Rural regions dominate the American landscape, comprising 97 percent of the country’s land mass. While 20 percent of Americans live in these regions, many still doubt their importance in the 21st century. A new wave of commentary and reports have tackled a question on many urban Americans’ minds: can rural America be “saved”? One of these, a New York Times op-ed by Eduardo Porter, went as far as to say, “one thing seems clear…nobody—not experts or policymakers or people in these communities—seems to know quite how to pick rural America up.” With stagnant or declining populations in many rural counties, and “superstar cities” hogging most of the economic growth, Porter’s view would have us believe that rural life is fading away.

I’ve spent the past four years living in and researching rural communities in Michigan and Wisconsin, trying to understand how rural people use modern technology to further their livelihoods. Rural businesses and economic developers have many tools at their disposal to do what makes the most sense for their communities. But an economic growth perspective—largely a result of neoliberal economic policies—makes assumptions about what success looks like. And while the growth prospects of rural America may come across as dire, accounts such as Porter’s largely ignore the work being done on the ground by rural communities to save themselves.

A major problem here is that urban-based commenters think about rural areas and their unique features as deficits. Instead of portraying aging and stagnant populations as a problem that needs to be fixed, what happens when we think of them as opportunities to learn about sustainability and the future? Rather than constantly harping on Internet infrastructure and access as the keystone technological issues of rural America, what experiences do rural people bring to the table that help us build a future digital world that can be equitable for everyone? Rural values related to neighborliness and tight-knight communities can be looked to by technology designers to create more open and welcoming online spaces. Remote and spread-out populations can teach us a lesson about how to incentivize user-generated content on platforms like Yelp and Wikipedia.
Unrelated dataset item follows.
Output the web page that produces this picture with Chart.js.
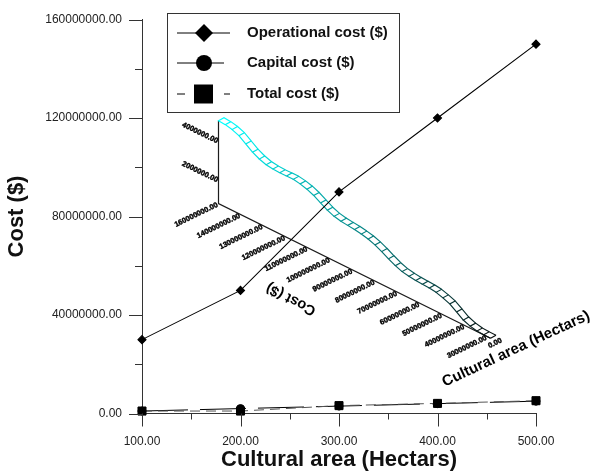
<!DOCTYPE html>
<html><head><meta charset="utf-8">
<style>html,body{margin:0;padding:0;background:#fff}canvas{display:block}</style>
<script src="https://cdn.jsdelivr.net/npm/chart.js@4"></script></head>
<body><canvas id="c" width="591" height="474"></canvas>
<script>
const areas = [100, 200, 300, 400, 500];
const operational = [30000000, 50000000, 90000000, 120000000, 150000000];
const capital = [1000000, 2000000, 3000000, 4000000, 5000000];
const total = [1000000, 1000000, 3200000, 4100000, 5200000];
const xMajor = [100, 200, 300, 400, 500];
const xTickLabels = ['100.00', '200.00', '300.00', '400.00', '500.00'];
const yMajor = [0, 40000000, 80000000, 120000000, 160000000];
const yTickLabels = ['0.00', '40000000.00', '80000000.00', '120000000.00', '160000000.00'];

// Inset 3-D ribbon: position along the cost floor axis (millions) and height (millions)
const insetCost = [160,156,152,148,144,140,136,132,128,124,120,116,112,108,104,100,96,92,88,84,80,76,72,68,64,60,56,52,48,44,40,36,32,28,24,20,16,12,8,4,0];
const insetHeight = [4.25,4.22,4.14,4.00,3.75,3.50,3.32,3.20,3.15,3.13,3.14,3.14,3.08,2.98,2.83,2.62,2.42,2.28,2.20,2.16,2.12,2.06,1.98,1.85,1.68,1.48,1.30,1.17,1.10,1.06,1.04,1.02,0.97,0.86,0.72,0.48,0.24,0.10,0.02,0,0];
const insetCostLabels = ['160000000.00','140000000.00','130000000.00','120000000.00','110000000.00','100000000.00','90000000.00','80000000.00','70000000.00','60000000.00','50000000.00','40000000.00','30000000.00'];
const insetHeightTicks = [2, 4];
const insetHeightLabels = ['2000000.00', '4000000.00'];

const ink = '#1c1c1c';
const FONT = '"Liberation Sans", Arial, sans-serif';

function project(chart, cost, h) {
  const sx = chart.scales.insetX, sy = chart.scales.insetY;
  const x = sx.getPixelForValue(cost);
  const x0 = sx.getPixelForValue(160);
  return [x, sy.getPixelForValue(h) + 0.495 * (x - x0)];
}

const insetPlugin = {
  id: 'inset',
  beforeDatasetsDraw(chart) {
    const ctx = chart.ctx;
    ctx.save();
    const o = project(chart, 160, 0), end = project(chart, 0, 0), top = project(chart, 160, 4.25);
    ctx.strokeStyle = ink; ctx.lineWidth = 1.2;
    ctx.beginPath(); ctx.moveTo(top[0], top[1]); ctx.lineTo(o[0], o[1]); ctx.lineTo(end[0], end[1]); ctx.stroke();
    // ribbon
    const dx = 5.5, dy = -3, n = insetCost.length;
    ctx.lineWidth = 1.15;
    for (let i = 0; i < n; i++) {
      const p = project(chart, insetCost[i], insetHeight[i]);
      const f = i / (n - 1);
      const col = `rgb(${Math.round(10*f)},${Math.round(255*(1-f*0.95))},${Math.round(255*(1-f*0.95))})`;
      ctx.strokeStyle = col;
      ctx.beginPath();
      if (i < n - 1) {
        const q = project(chart, insetCost[i+1], insetHeight[i+1]);
        ctx.moveTo(q[0], q[1]); ctx.lineTo(p[0], p[1]); ctx.lineTo(p[0]+dx, p[1]+dy); ctx.lineTo(q[0]+dx, q[1]+dy);
      } else {
        ctx.moveTo(p[0], p[1]); ctx.lineTo(p[0]+dx, p[1]+dy);
      }
      ctx.stroke();
    }
    // labels
    ctx.fillStyle = '#000';
    const rot = (x, y, a, t, align, font, heavy) => {
      ctx.save(); ctx.translate(x, y); ctx.rotate(a * Math.PI / 180);
      ctx.font = font; ctx.textAlign = align; ctx.textBaseline = 'middle';
      ctx.fillText(t, 0, 0);
      if (heavy) { ctx.strokeStyle = '#000'; ctx.lineWidth = 0.4; ctx.strokeText(t, 0, 0); }
      ctx.restore();
    };
    const small = 'bold 7.4px ' + FONT;
    const step = 13.18;
    insetCostLabels.forEach((t, i) => {
      const p = project(chart, 160 - i * step, 0);
      rot(p[0] - 1, p[1] + 1, -26, t, 'right', small, true);
    });
    const zero = project(chart, 0, 0);
    rot(zero[0] + 11, zero[1] + 2, -26, '0.00', 'right', small, true);
    insetHeightTicks.forEach((v, i) => {
      const p = project(chart, 160, v);
      rot(p[0] - 1, p[1] + 16, 26, insetHeightLabels[i], 'right', small, true);
    });
    rot(291, 299, 207.5, 'Cost ($)', 'center', 'bold 14.5px ' + FONT);
    rot(516, 349, -25, 'Cultural area (Hectars)', 'center', 'bold 15px ' + FONT);
    ctx.restore();
  }
};

const frame = {
  id: 'frame',
  afterDraw(chart) {
    const ctx = chart.ctx, xs = chart.scales.x, ys = chart.scales.y;
    ctx.save();
    ctx.strokeStyle = '#333'; ctx.lineWidth = 1;
    xs.ticks.forEach(t => {
      const p = Math.round(xs.getPixelForValue(t.value)) + 0.5;
      const len = xMajor.includes(t.value) ? 13 : 6;
      ctx.beginPath(); ctx.moveTo(p, ys.bottom); ctx.lineTo(p, ys.bottom + len); ctx.stroke();
    });
    ys.ticks.forEach(t => {
      const p = Math.round(ys.getPixelForValue(t.value)) + 0.5;
      const len = yMajor.includes(t.value) ? 13 : 7;
      ctx.beginPath(); ctx.moveTo(xs.left, p); ctx.lineTo(xs.left - len, p); ctx.stroke();
    });
    // legend
    ctx.fillStyle = '#fff'; ctx.strokeStyle = '#333'; ctx.lineWidth = 1;
    ctx.fillRect(167.5, 13.5, 232, 99); ctx.strokeRect(167.5, 13.5, 232, 99);
    const rows = [[33, 177, 230, 204, []], [63, 177, 224, 204, []], [94, 177, 230, 203.5, [8, 39, 6]]];
    chart.data.datasets.forEach((d, i) => {
      const [y, a, b, m, dash] = rows[i];
      ctx.strokeStyle = '#000'; ctx.lineWidth = 1; ctx.setLineDash(dash);
      ctx.beginPath(); ctx.moveTo(a, y); ctx.lineTo(b, y); ctx.stroke();
      ctx.setLineDash([]);
      ctx.fillStyle = '#000';
      ctx.beginPath();
      if (d.pointStyle === 'rectRot') { ctx.moveTo(m-9,y); ctx.lineTo(m,y-9); ctx.lineTo(m+9,y); ctx.lineTo(m,y+9); ctx.closePath(); }
      else if (d.pointStyle === 'circle') { ctx.arc(m, y, 8, 0, Math.PI*2); }
      else { ctx.rect(m-9.5, y-9.5, 19, 19); }
      ctx.fill();
      ctx.font = 'bold 15px ' + FONT; ctx.textAlign = 'left'; ctx.textBaseline = 'middle';
      ctx.fillStyle = '#111';
      ctx.fillText(d.label, 247, y);
    });
    ctx.restore();
  }
};

new Chart(document.getElementById('c'), {
  type: 'line',
  plugins: [insetPlugin, frame],
  data: {
    labels: areas,
    datasets: [
      { label: 'Operational cost ($)', data: areas.map((x, i) => ({x, y: operational[i]})), order: 2,
        borderColor: '#000', backgroundColor: '#000', borderWidth: 1.1, pointStyle: 'rectRot', pointRadius: 4, clip: false, xAxisID:'x', yAxisID:'y' },
      { label: 'Capital cost ($)', data: areas.map((x, i) => ({x, y: capital[i]})), order: 1,
        borderColor: '#000', backgroundColor: '#000', borderWidth: 1, borderDash: [46, 12], pointStyle: 'circle', pointRadius: 4, clip: false, xAxisID:'x', yAxisID:'y' },
      { label: 'Total cost ($)', data: areas.map((x, i) => ({x, y: total[i]})), order: 0,
        borderColor: '#555', backgroundColor: '#000', pointBorderColor: '#000', borderWidth: 1, borderDash: [10, 6], pointStyle: 'rect', pointRadius: 5.7, clip: false, xAxisID:'x', yAxisID:'y' }
    ]
  },
  options: {
    responsive: false, animation: false, devicePixelRatio: 1,
    layout: { padding: { left: 0, right: 55, top: 19.5, bottom: 0 } },
    plugins: { legend: { display: false }, tooltip: { enabled: false }, title: { display: false } },
    scales: {
      x: { type: 'linear', min: 100, max: 500,
        afterFit(s) { s.height = 60.5; s.paddingLeft = 0; s.paddingRight = 0; },
        grid: { drawOnChartArea: false, drawTicks: false },
        border: { color: '#333', width: 1 },
        ticks: { stepSize: 50, autoSkip: false, maxRotation: 0, padding: 21, color: '#222',
          font: { family: FONT, size: 12 },
          callback: v => { const i = xMajor.indexOf(v); return i < 0 ? '' : xTickLabels[i]; } },
        title: { display: true, text: 'Cultural area (Hectars)', color: '#111', padding: { top: 0, bottom: 1 },
          font: { family: FONT, size: 22, weight: 'bold' } } },
      y: { type: 'linear', min: 0, max: 160000000,
        afterFit(s) { s.width = 142; s.paddingTop = 0; s.paddingBottom = 0; },
        grid: { drawOnChartArea: false, drawTicks: false },
        border: { color: '#333', width: 1 },
        ticks: { stepSize: 20000000, autoSkip: false, padding: 20, color: '#222',
          font: { family: FONT, size: 12 },
          callback: v => { const i = yMajor.indexOf(v); return i < 0 ? '' : yTickLabels[i]; } },
        title: { display: true, text: 'Cost ($)', color: '#111', padding: { top: 4, bottom: 0 },
          font: { family: FONT, size: 22, weight: 'bold' } } },
      insetX: { type: 'linear', axis: 'x', position: 'top', display: false, reverse: true, min: -26.76, max: 205 },
      insetY: { type: 'linear', axis: 'y', position: 'right', display: false, min: -10.77, max: 9.44 }
    }
  }
});
</script></body></html>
We treat rural communities as if they are just behind the times and waiting to catch up. When we turn to emerging American supercities as bastions of the future, we lose what we can learn from rural communities. Porter asked, “can rural America be saved?” It’s too late for the editorial offices of the New York Times to save rural America; it’s already saving itself.

I don’t really know how one can build an economy around tight-knit communities and I question what that means other than racial homogeneity. But I do think there are some good points here. Part of the problem about the way we talk about rural American comes from teh fact that the chattering classes have absolutely no clue about it, which partially explains all the ridiculous “let’s go talk to white people in the Midwest who have voted Republican for 35 years about Trump stories.” Part of it is that people can’t imagine an economic model different than what we have or values different than profit.

It seems to me that there are multiple things happening here. First, rural people are trying to do what they can to keep an economy going. Whether they are “saving themselves” or “need to be saved” is an open question. But there is more going on in these places than one might think–although that might be growing weed or meth. Tourism is absolutely part of an answer. Oakridge, Oregon has become a national mountain biking mecca and has turned a depressed old logging town into something with some real economic growth. The question of who shares in that growth is an open question though. The cultural changes that come with hippies entering your small town can be fraught with conflict. In the end, the biggest problem is that we don’t have an employment policy that takes place seriously. The question needs to be not only how we create jobs but where we create jobs. This is why I get so angry about tech just building more in California and Austin and New York instead of thinking about how they could revitalize less advantaged regions. Ultimately though that takes government leadership which we very much don’t have. You have to create jobs in areas that need them, not just make Austin and Nashville and San Francisco even more expensive. The government can do that. Maybe it takes rethinking what rural people actually want, a question that we should all be asking, even if we may disagree on what it means.